Work required:
Can you transcribe every line exactly and leave the pictures behind?

--- START Data section ---

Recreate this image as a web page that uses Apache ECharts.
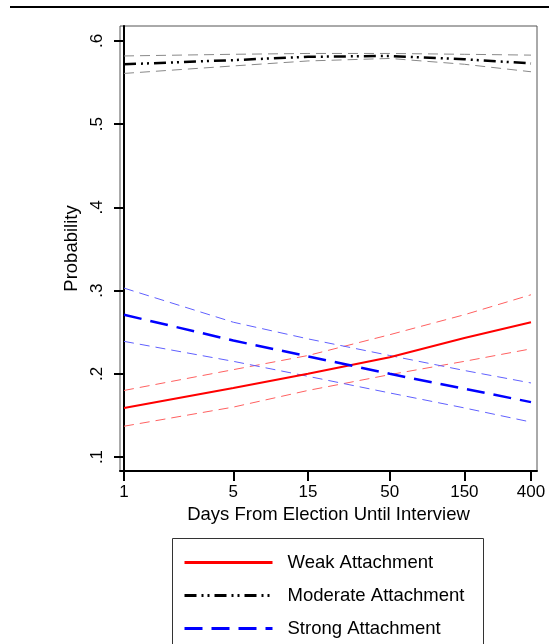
<!DOCTYPE html>
<html>
<head>
<meta charset="utf-8">
<script src="https://cdn.jsdelivr.net/npm/echarts@6/dist/echarts.min.js"></script>
<style>
  html, body { margin: 0; padding: 0; background: #fff; }
  #chart { width: 549px; height: 644px; }
</style>
</head>
<body>
<div id="chart"></div>
<script>
// days since election (x axis is log scale)
const days = [1, 5, 15, 50, 150, 400];
const xTicks = [1, 5, 15, 50, 150, 400];
const yTicks = [0.1, 0.2, 0.3, 0.4, 0.5, 0.6];

// predicted probabilities + 95% bounds
const weak = [0.159, 0.183, 0.200, 0.220, 0.243, 0.262];
const weakHi = [0.180, 0.205, 0.222, 0.247, 0.271, 0.295];
const weakLo = [0.137, 0.160, 0.180, 0.199, 0.215, 0.230];

const moderate = [0.572, 0.577, 0.581, 0.582, 0.578, 0.573];
const moderateHi = [0.582, 0.584, 0.585, 0.585, 0.584, 0.583];
const moderateLo = [0.561, 0.570, 0.576, 0.579, 0.572, 0.563];

const strong = [0.271, 0.240, 0.221, 0.200, 0.182, 0.166];
const strongHi = [0.303, 0.262, 0.242, 0.222, 0.204, 0.189];
const strongLo = [0.239, 0.215, 0.197, 0.177, 0.159, 0.142];

const lg = v => Math.log10(v);
const pts = vals => days.map((d, i) => [lg(d), vals[i]]);

function line(name, vals, color, width, type, z) {
  return {
    name,
    type: 'line',
    data: pts(vals),
    symbol: 'none',
    z: z || 2,
    lineStyle: { color, width, type },
    itemStyle: { color },
    silent: true,
  };
}

const font = 'Liberation Sans, Arial, sans-serif';
const chart = echarts.init(document.getElementById('chart'));

chart.setOption({
  animation: false,
  grid: {
    left: 120, top: 26, right: 12, bottom: 173,
    show: true, borderColor: '#555', borderWidth: 1,
  },
  xAxis: {
    type: 'value',
    min: -0.0256,
    max: 2.6404,
    name: 'Days From Election Until Interview',
    nameLocation: 'middle',
    nameGap: 34,
    nameTextStyle: { fontFamily: font, fontSize: 18.5, color: '#000' },
    splitLine: { show: false },
    axisLine: { lineStyle: { color: '#000', width: 2 } },
    axisTick: { customValues: xTicks.map(lg), length: 10, lineStyle: { color: '#000', width: 2 } },
    axisLabel: {
      customValues: xTicks.map(lg),
      formatter: v => String(Math.round(Math.pow(10, v))),
      fontFamily: font, fontSize: 17, color: '#000', margin: 13,
    },
  },
  yAxis: {
    type: 'value',
    min: 0.0832,
    max: 0.618,
    name: 'Probability',
    nameLocation: 'middle',
    nameGap: 31,
    nameRotate: 90,
    nameTextStyle: { fontFamily: font, fontSize: 18.5, color: '#000' },
    splitLine: { show: false },
    axisLine: { lineStyle: { color: '#000', width: 2 } },
    axisTick: { customValues: yTicks, length: 10, lineStyle: { color: '#000', width: 2 } },
    axisLabel: {
      customValues: yTicks,
      rotate: 90,
      formatter: v => '.' + Math.round(v * 10),
      fontFamily: font, fontSize: 17, color: '#000', margin: 14,
    },
  },
  legend: {
    data: ['Weak Attachment', 'Moderate Attachment', 'Strong Attachment'],
    orient: 'vertical',
    left: 178,
    top: 548,
    height: 150,
    itemWidth: 88,
    itemHeight: 14,
    itemGap: 14,
    itemStyle: { opacity: 0 },
    lineStyle: { width: 3 },
    textStyle: { fontFamily: font, fontSize: 18.5, color: '#000', padding: [0, 0, 0, 10] },
    selectedMode: false,
  },
  graphic: [
    { type: 'line', shape: { x1: 10, y1: 7, x2: 549, y2: 7 }, style: { stroke: '#000', lineWidth: 2 } },
    { type: 'rect', shape: { x: 172.5, y: 538.5, width: 311, height: 120 }, style: { fill: 'none', stroke: '#333', lineWidth: 1 } },
  ],
  series: [
    line('Moderate Hi', moderateHi, '#888', 1, [10, 6]),
    line('Moderate Lo', moderateLo, '#888', 1, [10, 6]),
    line('Weak Hi', weakHi, '#ff6060', 1, [10, 6]),
    line('Weak Lo', weakLo, '#ff6060', 1, [10, 6]),
    line('Strong Hi', strongHi, '#6060ff', 1, [10, 6]),
    line('Strong Lo', strongLo, '#6060ff', 1, [10, 6]),
    line('Weak Attachment', weak, '#ff0000', 2, 'solid', 3),
    line('Moderate Attachment', moderate, '#000', 2.5, [12, 5, 2, 4, 2, 5], 3),
    line('Strong Attachment', strong, '#0000ff', 2.5, [18, 9], 3),
  ],
});
</script>
</body>
</html>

--- END Data section ---

Task response:
Recreate this image as a web page that uses Apache ECharts.
<!DOCTYPE html>
<html>
<head>
<meta charset="utf-8">
<script src="https://cdn.jsdelivr.net/npm/echarts@6/dist/echarts.min.js"></script>
<style>
  html, body { margin: 0; padding: 0; background: #fff; }
  #chart { width: 549px; height: 644px; }
</style>
</head>
<body>
<div id="chart"></div>
<script>
// days since election (x axis is log scale)
const days = [1, 5, 15, 50, 150, 400];
const xTicks = [1, 5, 15, 50, 150, 400];
const yTicks = [0.1, 0.2, 0.3, 0.4, 0.5, 0.6];

// predicted probabilities + 95% bounds
const weak = [0.159, 0.183, 0.200, 0.220, 0.243, 0.262];
const weakHi = [0.180, 0.205, 0.222, 0.247, 0.271, 0.295];
const weakLo = [0.137, 0.160, 0.180, 0.199, 0.215, 0.230];

const moderate = [0.572, 0.577, 0.581, 0.582, 0.578, 0.573];
const moderateHi = [0.582, 0.584, 0.585, 0.585, 0.584, 0.583];
const moderateLo = [0.561, 0.570, 0.576, 0.579, 0.572, 0.563];

const strong = [0.271, 0.240, 0.221, 0.200, 0.182, 0.166];
const strongHi = [0.303, 0.262, 0.242, 0.222, 0.204, 0.189];
const strongLo = [0.239, 0.215, 0.197, 0.177, 0.159, 0.142];

const lg = v => Math.log10(v);
const pts = vals => days.map((d, i) => [lg(d), vals[i]]);

function line(name, vals, color, width, type, z) {
  return {
    name,
    type: 'line',
    data: pts(vals),
    symbol: 'none',
    z: z || 2,
    lineStyle: { color, width, type },
    itemStyle: { color },
    silent: true,
  };
}

const font = 'Liberation Sans, Arial, sans-serif';
const chart = echarts.init(document.getElementById('chart'));

chart.setOption({
  animation: false,
  grid: {
    left: 120, top: 26, right: 12, bottom: 173,
    show: true, borderColor: '#555', borderWidth: 1,
  },
  xAxis: {
    type: 'value',
    min: -0.0256,
    max: 2.6404,
    name: 'Days From Election Until Interview',
    nameLocation: 'middle',
    nameGap: 34,
    nameTextStyle: { fontFamily: font, fontSize: 18.5, color: '#000' },
    splitLine: { show: false },
    axisLine: { lineStyle: { color: '#000', width: 2 } },
    axisTick: { customValues: xTicks.map(lg), length: 10, lineStyle: { color: '#000', width: 2 } },
    axisLabel: {
      customValues: xTicks.map(lg),
      formatter: v => String(Math.round(Math.pow(10, v))),
      fontFamily: font, fontSize: 17, color: '#000', margin: 13,
    },
  },
  yAxis: {
    type: 'value',
    min: 0.0832,
    max: 0.618,
    name: 'Probability',
    nameLocation: 'middle',
    nameGap: 31,
    nameRotate: 90,
    nameTextStyle: { fontFamily: font, fontSize: 18.5, color: '#000' },
    splitLine: { show: false },
    axisLine: { lineStyle: { color: '#000', width: 2 } },
    axisTick: { customValues: yTicks, length: 10, lineStyle: { color: '#000', width: 2 } },
    axisLabel: {
      customValues: yTicks,
      rotate: 90,
      formatter: v => '.' + Math.round(v * 10),
      fontFamily: font, fontSize: 17, color: '#000', margin: 14,
    },
  },
  legend: {
    data: ['Weak Attachment', 'Moderate Attachment', 'Strong Attachment'],
    orient: 'vertical',
    left: 178,
    top: 548,
    height: 150,
    itemWidth: 88,
    itemHeight: 14,
    itemGap: 14,
    itemStyle: { opacity: 0 },
    lineStyle: { width: 3 },
    textStyle: { fontFamily: font, fontSize: 18.5, color: '#000', padding: [0, 0, 0, 10] },
    selectedMode: false,
  },
  graphic: [
    { type: 'line', shape: { x1: 10, y1: 7, x2: 549, y2: 7 }, style: { stroke: '#000', lineWidth: 2 } },
    { type: 'rect', shape: { x: 172.5, y: 538.5, width: 311, height: 120 }, style: { fill: 'none', stroke: '#333', lineWidth: 1 } },
  ],
  series: [
    line('Moderate Hi', moderateHi, '#888', 1, [10, 6]),
    line('Moderate Lo', moderateLo, '#888', 1, [10, 6]),
    line('Weak Hi', weakHi, '#ff6060', 1, [10, 6]),
    line('Weak Lo', weakLo, '#ff6060', 1, [10, 6]),
    line('Strong Hi', strongHi, '#6060ff', 1, [10, 6]),
    line('Strong Lo', strongLo, '#6060ff', 1, [10, 6]),
    line('Weak Attachment', weak, '#ff0000', 2, 'solid', 3),
    line('Moderate Attachment', moderate, '#000', 2.5, [12, 5, 2, 4, 2, 5], 3),
    line('Strong Attachment', strong, '#0000ff', 2.5, [18, 9], 3),
  ],
});
</script>
</body>
</html>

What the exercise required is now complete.